#### TASK BRIEF:
Only the lines from the start of the data below through the line that contains "(0,0) rectangle (882,713);" are to be copied, exactly and without pictures.

#### INFORMATION SUPPLIED:
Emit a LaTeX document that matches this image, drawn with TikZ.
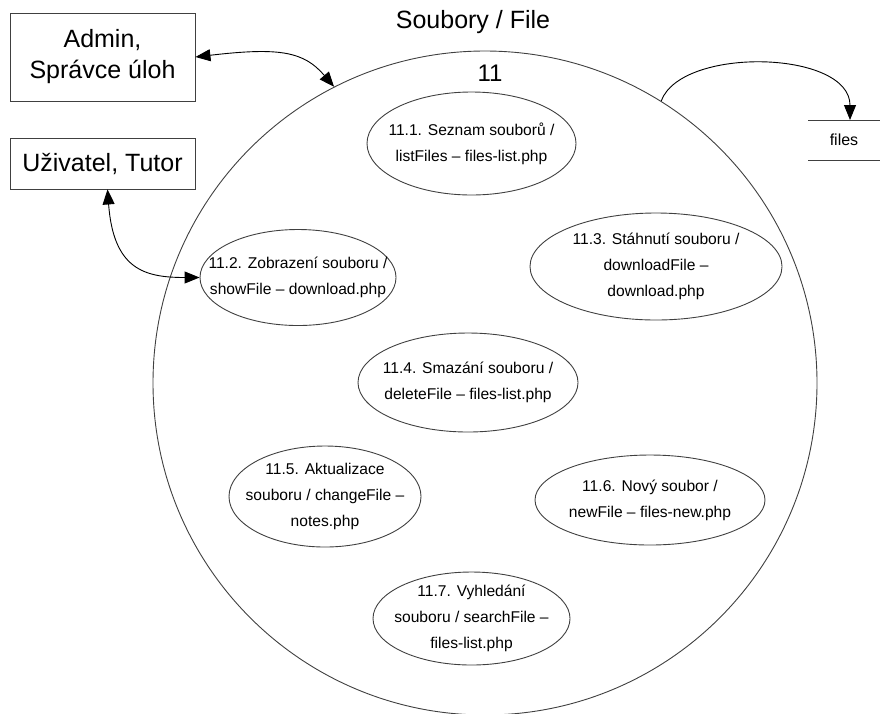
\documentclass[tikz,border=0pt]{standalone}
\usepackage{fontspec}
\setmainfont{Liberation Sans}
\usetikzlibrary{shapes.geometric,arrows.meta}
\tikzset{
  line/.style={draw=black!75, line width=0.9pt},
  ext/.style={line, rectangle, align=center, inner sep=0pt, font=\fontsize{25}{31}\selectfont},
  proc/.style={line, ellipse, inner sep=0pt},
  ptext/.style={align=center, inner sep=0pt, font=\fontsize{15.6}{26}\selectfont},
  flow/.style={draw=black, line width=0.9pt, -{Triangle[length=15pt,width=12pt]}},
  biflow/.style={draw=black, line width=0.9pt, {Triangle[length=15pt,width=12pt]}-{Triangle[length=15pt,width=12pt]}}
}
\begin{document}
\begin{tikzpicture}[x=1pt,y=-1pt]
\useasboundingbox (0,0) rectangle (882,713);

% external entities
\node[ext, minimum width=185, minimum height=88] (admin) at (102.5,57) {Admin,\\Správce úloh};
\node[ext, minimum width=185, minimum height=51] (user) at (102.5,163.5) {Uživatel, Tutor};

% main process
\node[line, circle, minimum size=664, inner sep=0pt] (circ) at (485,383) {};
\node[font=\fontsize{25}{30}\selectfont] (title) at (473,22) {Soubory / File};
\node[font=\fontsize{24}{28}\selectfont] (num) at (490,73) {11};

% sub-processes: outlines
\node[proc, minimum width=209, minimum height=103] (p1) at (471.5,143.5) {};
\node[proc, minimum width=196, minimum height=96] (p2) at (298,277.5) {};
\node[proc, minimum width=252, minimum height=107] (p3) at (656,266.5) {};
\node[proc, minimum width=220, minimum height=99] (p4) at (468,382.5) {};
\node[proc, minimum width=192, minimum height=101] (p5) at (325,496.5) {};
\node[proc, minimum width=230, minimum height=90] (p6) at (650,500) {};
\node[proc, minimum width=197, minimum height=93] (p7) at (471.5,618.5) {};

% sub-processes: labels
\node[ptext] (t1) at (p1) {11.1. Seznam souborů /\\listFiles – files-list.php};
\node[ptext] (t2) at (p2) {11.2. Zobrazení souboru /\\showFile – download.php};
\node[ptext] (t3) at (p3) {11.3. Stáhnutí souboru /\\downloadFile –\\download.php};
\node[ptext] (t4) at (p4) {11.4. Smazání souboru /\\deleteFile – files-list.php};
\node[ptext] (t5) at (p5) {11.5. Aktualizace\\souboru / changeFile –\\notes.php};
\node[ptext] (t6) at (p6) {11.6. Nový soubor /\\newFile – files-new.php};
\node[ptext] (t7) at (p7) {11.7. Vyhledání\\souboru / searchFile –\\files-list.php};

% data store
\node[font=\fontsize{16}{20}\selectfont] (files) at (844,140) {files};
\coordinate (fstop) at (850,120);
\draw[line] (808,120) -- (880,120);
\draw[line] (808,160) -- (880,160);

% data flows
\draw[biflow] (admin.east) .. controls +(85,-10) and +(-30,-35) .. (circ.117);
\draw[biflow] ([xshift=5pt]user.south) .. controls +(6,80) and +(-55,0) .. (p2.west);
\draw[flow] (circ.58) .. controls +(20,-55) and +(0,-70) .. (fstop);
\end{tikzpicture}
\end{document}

#### THE SOLUTION:
Emit a LaTeX document that matches this image, drawn with TikZ.
\documentclass[tikz,border=0pt]{standalone}
\usepackage{fontspec}
\setmainfont{Liberation Sans}
\usetikzlibrary{shapes.geometric,arrows.meta}
\tikzset{
  line/.style={draw=black!75, line width=0.9pt},
  ext/.style={line, rectangle, align=center, inner sep=0pt, font=\fontsize{25}{31}\selectfont},
  proc/.style={line, ellipse, inner sep=0pt},
  ptext/.style={align=center, inner sep=0pt, font=\fontsize{15.6}{26}\selectfont},
  flow/.style={draw=black, line width=0.9pt, -{Triangle[length=15pt,width=12pt]}},
  biflow/.style={draw=black, line width=0.9pt, {Triangle[length=15pt,width=12pt]}-{Triangle[length=15pt,width=12pt]}}
}
\begin{document}
\begin{tikzpicture}[x=1pt,y=-1pt]
\useasboundingbox (0,0) rectangle (882,713);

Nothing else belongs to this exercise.